Von einer einstürzenden Wand begraben
Doch Asche und Glut des Vulkans waren offenbar nicht die einzigen Ursachen für Tod und Zerstörung in Pompeji – es war ein weiterer Faktor am Werk, wie Archäologen entdeckt haben. Den entscheidenden Hinweis darauf erhielt das Team um Domenico Sparice vom Nationalen Institut für Geophysik und Vulkanologie (INGV) in Rom bei Ausgrabungen in der Region IX von Pompeji. Von diesem zum Stadtzentrum gehörenden Viertel sind bisher erst einige Gebäude freigelegt.
Die jüngsten Funde stammen aus dem Haus der Maler (Casa dei Pittori al Lavoro), in dem die Archäologen die Skelette zweier rund 50 Jahre alter Männer fanden. Einer der beiden Männer lag halb unter dem großen Fragment einer Mauer begraben – offenbar war er beim Kollaps der Wand von deren Trümmern erschlagen worden. Der zweite Mann hatte wohl noch versucht, sich vor den herabstürzenden Trümmern zu schützen: In seinen Händen fanden sich Reste eines runden Holzobjekts, das er möglicherweise über sich gehalten hatte.
Erste Eruptionsphase überlebt…
„Die Merkmale dieser Funde passen nicht zu den Folgen des Vulkanausbruchs, wie sie typischerweise in der Literatur zu Pompeji beschrieben werden“, sagt Sparices Kollege Mauro Di Vito. So starben diese beiden Männer weder durch Ersticken an der Asche noch durch die extreme Hitze der Glutlawinen. Die Lage der Skelette auf einer Schicht Bimsstein und Vulkanasche legt nahe, dass diese beiden Pompejianer die erste Phase der Eruption überlebt haben müssen.
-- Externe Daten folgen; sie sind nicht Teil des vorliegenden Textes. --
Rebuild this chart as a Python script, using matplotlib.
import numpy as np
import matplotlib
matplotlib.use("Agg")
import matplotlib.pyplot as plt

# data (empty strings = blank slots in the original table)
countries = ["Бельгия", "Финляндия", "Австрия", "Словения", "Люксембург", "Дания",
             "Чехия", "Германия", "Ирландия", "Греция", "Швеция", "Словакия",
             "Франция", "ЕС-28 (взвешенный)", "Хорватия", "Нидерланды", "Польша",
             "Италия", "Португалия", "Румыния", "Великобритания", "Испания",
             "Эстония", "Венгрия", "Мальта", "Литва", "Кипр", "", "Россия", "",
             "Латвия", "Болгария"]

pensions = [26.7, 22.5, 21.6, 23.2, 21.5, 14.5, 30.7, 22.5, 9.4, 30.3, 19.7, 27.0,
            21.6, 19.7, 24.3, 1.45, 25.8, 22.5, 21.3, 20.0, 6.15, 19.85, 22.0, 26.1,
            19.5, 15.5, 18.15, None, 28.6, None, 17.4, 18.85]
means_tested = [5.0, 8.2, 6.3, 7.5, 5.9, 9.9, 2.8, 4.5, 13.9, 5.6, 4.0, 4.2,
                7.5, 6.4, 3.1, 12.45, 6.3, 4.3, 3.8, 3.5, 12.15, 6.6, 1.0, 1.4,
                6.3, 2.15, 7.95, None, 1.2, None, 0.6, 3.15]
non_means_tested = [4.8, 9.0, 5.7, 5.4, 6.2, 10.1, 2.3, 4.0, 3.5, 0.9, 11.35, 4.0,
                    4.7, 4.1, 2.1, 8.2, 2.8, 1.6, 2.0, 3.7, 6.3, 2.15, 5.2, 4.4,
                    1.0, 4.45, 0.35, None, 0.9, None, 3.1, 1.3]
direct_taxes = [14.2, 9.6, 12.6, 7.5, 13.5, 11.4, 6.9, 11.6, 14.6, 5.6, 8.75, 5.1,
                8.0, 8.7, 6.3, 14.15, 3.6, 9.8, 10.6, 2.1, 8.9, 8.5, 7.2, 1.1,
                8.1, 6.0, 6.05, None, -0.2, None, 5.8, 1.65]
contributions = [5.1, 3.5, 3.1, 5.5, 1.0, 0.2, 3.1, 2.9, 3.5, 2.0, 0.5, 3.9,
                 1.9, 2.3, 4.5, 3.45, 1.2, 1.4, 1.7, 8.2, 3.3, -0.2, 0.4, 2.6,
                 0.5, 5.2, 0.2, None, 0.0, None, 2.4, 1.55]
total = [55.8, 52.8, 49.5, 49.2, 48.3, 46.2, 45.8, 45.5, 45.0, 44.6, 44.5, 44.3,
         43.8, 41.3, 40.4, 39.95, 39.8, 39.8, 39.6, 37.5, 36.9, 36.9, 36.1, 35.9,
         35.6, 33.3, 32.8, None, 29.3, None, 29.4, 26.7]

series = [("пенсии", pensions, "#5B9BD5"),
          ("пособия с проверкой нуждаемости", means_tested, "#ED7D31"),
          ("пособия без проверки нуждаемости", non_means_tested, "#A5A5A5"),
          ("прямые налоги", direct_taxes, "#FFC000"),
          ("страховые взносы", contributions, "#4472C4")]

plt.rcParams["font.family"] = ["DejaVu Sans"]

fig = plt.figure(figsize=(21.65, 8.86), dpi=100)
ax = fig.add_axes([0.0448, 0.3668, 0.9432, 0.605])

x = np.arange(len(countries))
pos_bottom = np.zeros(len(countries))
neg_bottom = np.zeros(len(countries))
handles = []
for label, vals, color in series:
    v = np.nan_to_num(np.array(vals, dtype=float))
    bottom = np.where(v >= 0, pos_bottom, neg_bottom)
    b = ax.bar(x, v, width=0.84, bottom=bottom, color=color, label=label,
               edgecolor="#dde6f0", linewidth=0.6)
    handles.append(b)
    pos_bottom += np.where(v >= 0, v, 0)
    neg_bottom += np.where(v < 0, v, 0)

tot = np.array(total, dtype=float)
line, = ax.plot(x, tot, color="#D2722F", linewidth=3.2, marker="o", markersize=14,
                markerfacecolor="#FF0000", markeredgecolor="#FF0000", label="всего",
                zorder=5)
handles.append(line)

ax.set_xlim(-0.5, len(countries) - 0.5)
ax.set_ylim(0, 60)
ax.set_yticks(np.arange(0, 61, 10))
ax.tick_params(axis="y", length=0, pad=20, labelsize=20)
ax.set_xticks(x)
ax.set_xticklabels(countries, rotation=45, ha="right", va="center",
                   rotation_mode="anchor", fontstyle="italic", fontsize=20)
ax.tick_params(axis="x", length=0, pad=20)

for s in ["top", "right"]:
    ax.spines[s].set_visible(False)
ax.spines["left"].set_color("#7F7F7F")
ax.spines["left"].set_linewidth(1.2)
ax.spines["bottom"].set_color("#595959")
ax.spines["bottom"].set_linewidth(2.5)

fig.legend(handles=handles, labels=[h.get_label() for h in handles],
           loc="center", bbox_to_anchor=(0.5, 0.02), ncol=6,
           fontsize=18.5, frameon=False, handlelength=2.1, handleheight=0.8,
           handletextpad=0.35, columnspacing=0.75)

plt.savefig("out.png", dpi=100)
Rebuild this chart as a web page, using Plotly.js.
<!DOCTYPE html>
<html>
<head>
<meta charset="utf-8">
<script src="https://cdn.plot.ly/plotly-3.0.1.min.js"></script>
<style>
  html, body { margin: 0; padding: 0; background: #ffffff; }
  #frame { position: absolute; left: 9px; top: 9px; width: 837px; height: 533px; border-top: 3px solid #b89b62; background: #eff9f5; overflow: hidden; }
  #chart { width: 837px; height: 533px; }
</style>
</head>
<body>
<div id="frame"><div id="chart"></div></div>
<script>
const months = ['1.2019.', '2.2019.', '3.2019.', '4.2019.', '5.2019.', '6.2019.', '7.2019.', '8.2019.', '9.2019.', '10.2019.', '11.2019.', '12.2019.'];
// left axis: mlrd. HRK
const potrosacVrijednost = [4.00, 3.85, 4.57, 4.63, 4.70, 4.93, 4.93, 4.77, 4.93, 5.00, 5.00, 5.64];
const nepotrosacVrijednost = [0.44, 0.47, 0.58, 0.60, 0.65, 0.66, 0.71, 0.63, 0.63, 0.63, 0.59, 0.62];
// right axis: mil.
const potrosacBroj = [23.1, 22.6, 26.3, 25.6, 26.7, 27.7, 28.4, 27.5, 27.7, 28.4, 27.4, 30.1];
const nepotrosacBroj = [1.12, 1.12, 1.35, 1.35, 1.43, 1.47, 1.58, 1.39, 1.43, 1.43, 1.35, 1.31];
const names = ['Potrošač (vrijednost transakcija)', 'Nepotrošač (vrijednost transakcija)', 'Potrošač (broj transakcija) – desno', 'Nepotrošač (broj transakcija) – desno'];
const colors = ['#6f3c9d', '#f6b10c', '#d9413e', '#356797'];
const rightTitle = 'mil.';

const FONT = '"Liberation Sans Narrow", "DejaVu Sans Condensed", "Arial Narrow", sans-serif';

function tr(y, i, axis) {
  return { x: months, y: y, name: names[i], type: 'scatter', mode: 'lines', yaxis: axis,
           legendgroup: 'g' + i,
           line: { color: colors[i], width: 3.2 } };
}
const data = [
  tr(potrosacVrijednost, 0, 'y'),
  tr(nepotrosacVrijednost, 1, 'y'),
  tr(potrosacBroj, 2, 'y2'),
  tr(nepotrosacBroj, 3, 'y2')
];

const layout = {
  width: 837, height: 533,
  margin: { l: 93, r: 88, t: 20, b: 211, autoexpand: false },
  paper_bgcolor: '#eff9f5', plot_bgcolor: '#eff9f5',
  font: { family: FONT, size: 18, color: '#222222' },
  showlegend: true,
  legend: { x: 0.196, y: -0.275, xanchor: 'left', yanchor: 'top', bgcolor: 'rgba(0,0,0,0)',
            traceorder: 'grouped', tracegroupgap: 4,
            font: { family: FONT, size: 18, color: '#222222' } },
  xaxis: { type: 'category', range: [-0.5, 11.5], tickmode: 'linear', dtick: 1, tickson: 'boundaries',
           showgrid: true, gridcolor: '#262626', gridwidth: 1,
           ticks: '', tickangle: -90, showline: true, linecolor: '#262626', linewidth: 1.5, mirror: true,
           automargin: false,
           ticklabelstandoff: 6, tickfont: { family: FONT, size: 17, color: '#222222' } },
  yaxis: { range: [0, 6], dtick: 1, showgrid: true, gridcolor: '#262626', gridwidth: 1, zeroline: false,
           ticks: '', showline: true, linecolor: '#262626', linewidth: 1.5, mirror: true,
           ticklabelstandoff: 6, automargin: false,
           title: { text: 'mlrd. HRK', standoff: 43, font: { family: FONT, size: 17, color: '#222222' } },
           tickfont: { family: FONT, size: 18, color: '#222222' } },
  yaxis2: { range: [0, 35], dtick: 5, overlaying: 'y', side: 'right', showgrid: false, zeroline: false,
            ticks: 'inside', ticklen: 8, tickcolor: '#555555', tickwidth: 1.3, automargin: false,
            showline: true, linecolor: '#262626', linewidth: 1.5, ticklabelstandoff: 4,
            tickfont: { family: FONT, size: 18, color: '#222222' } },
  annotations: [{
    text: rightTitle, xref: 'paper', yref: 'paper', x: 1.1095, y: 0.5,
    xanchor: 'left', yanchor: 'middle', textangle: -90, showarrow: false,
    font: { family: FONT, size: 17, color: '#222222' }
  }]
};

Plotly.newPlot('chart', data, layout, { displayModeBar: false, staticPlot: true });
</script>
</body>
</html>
Während dieser ersten, rund 18 Stunden andauernden Ausbruchsphase spie der nahe Vesuv enorme Mengen an Asche und Bimssteinbrocken. Dieser dichte Regen vulkanischer Auswurfsprodukte ging über Pompeji und Herculaneum nieder und brachte die Menschen dazu, in ihren Häusern Schutz zu suchen. Als dann der Aschenregen nachließ, glaubten die Bewohner von Pompeji, nun das Schlimmste überstanden zu haben.
…aber vom Erdbeben erschlagen
Ein folgenschwerer Irrtum: Noch bevor die Glutlawinen der zweiten Ausbruchsphase über Pompeji hinwegrasten, ereignete sich eine weitere Katastrophe: Starke Erdstöße erschütterten die Stadt und brachten zahlreiche Gebäude zum Einsturz, wie die Archäologen anhand ihrer neuen Funde entdeckt haben. „Wir konnten belegen, dass die Erdstöße eine signifikante Rolle bei der Zerstörung von Pompeji spielten“, sagt Sparice. Dies bestätigt historische Berichte von Plinius dem Jüngeren, der beim Vesuvausbruch einen schwankenden Boden beschrieb.
Für viele Bewohner der antiken Stadt wurden diese Erdbeben zur Todesfalle: „Die Menschen, die nach dem Aschenregen in den schützenden Räumen blieben, fielen dem vom Erdbeben verursachten Kollaps der ohnehin schon überlasteten Gebäude zum Opfer – auch die beiden jetzt entdeckten Männer“, erklärt Koautorin Valeria Amoretti vom Archaeologischen Park Pompeji.
Doch auch diejenigen, die sich rechtzeitig aus den Häusern nach draußen flüchten konnten, entgingen dem Tod nicht: Sie waren den nun eintreffenden pyroklastischen Strömen ungeschützt ausgesetzt – viele von ihnen wurden auf offener Straße von den Glutlawinen überrascht.
„Ein komplexes Puzzle“
Bisher ist nicht geklärt, wie viele Bewohner Pompejis durch das Erdbeben starben und wie viele durch die direkten Auswirkungen des Vulkanausbruchs. Auch wie genau Erdbeben und Vulkanausbruch zusammenhingen, ist noch Teil der Untersuchungen. Diese kausalen Beziehungen zu entschlüsseln, sei jedoch essenziell, um die Interaktion zwischen vulkanischen und seismologischen Phänomenen besser zu verstehen.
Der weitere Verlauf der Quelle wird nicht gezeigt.